I’ll make a guess and say that my perspectives and point of views would be irrelevant to most of the people who are well-versed in the United States regulations, ones who have an opportunity to discuss e.g. Proposed Rule 82 FR 60335 in afterwork hours with peer crypto enthusiasts, but I would like to challenge them. Crypto is a global phenomenon, this is not a tool for me to send a message to a dog in the United States, this is a movement of the global wealth, the global capital fund raise, it requires one to know the possible risks of exposing oneself to various jurisdictions. I know, at least, that it made me want to pry and see the mechanics behind the most developed financial markets and those mechanics are usually legal texts enabling and regulating financial transactions of any kind. Because I have to observe non-native regulatory environment and apply it to a nascent field of decentralized infrastructure in my native jurisdiction, I of course tend to observe the most well developed and regulated one and that is - United States. And if an opinion of a non-U.S native is not counted towards developing robust crypto regulations than how are we going to deliver on the promise of global crypto economy of interconnectedness.
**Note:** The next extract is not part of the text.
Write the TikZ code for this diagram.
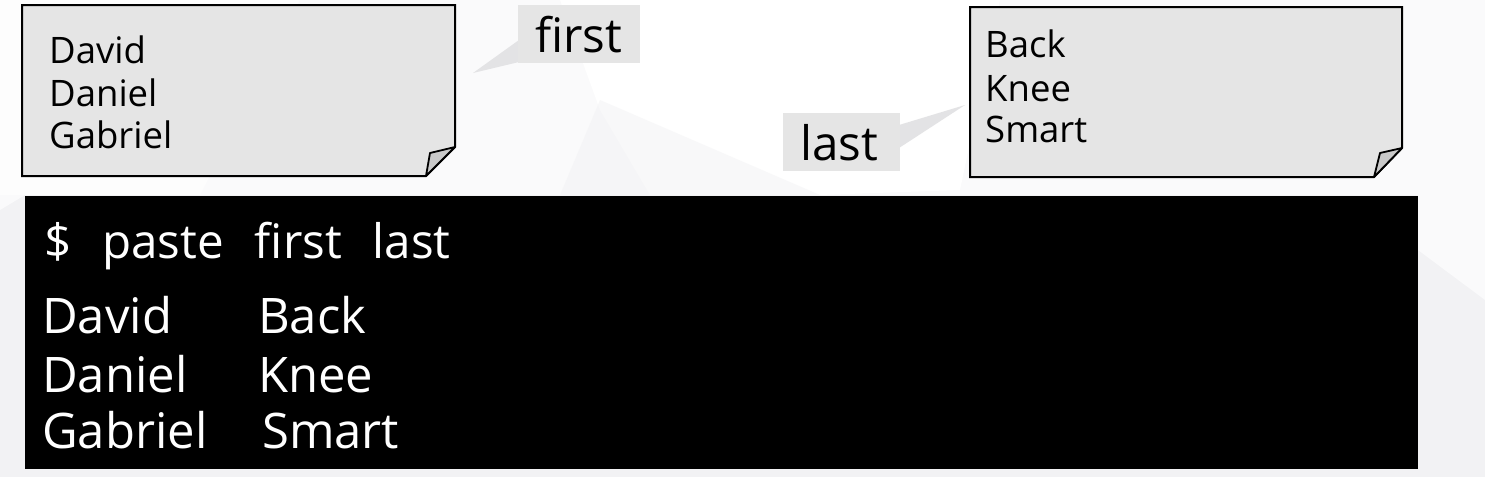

I get excited from the thought of being able to easily participate in the U.S economy from ten thousand miles away, but if regulation stifle this excitement, then we just get another asset class that was taken advantage of in the form of speculation at its inception. I know my voice is not loud enough as of any of those whom I’ve mentioned in the beginning, but I think that crypto needs outside perspective for the inside workings that might have global influence on the industry overall.

If you zoom-out of your crypto agenda, if you remove all of its decentralized promises, new infrastructure promises, new built-in incentives and if you look at it as a tiny event on the course of evolution, it will look like a small dot where technological advancement has been overtaken by the greedy capital appropriation. Capitalization on this technology came too quickly and to see how many people gained from it really distorts some aspects of its promises. Eventually it will pop and I hope that fundamentals will keep it alive. It depends what pops first although, this technology or any other big market that might channel new wave of funds towards it again. Beware the noise is big and loud as crypto inherited flawed influence of the widespread social media feeds.

Disclosure (if this counts as one): I own some digital currencies and I am an analyst in a non-US, private investment firm. I am optimistic about the technology as any other twitter follower you’ve got, but I cannot help myself to question everything I read. I’m not paid to read and understand all U.S federal regulations and to think what can come next. Although I’m lucky enough to have luxury to delve into this subject enough to scratch the surface of it and to understand the principles, hope I’ll get paid for that later.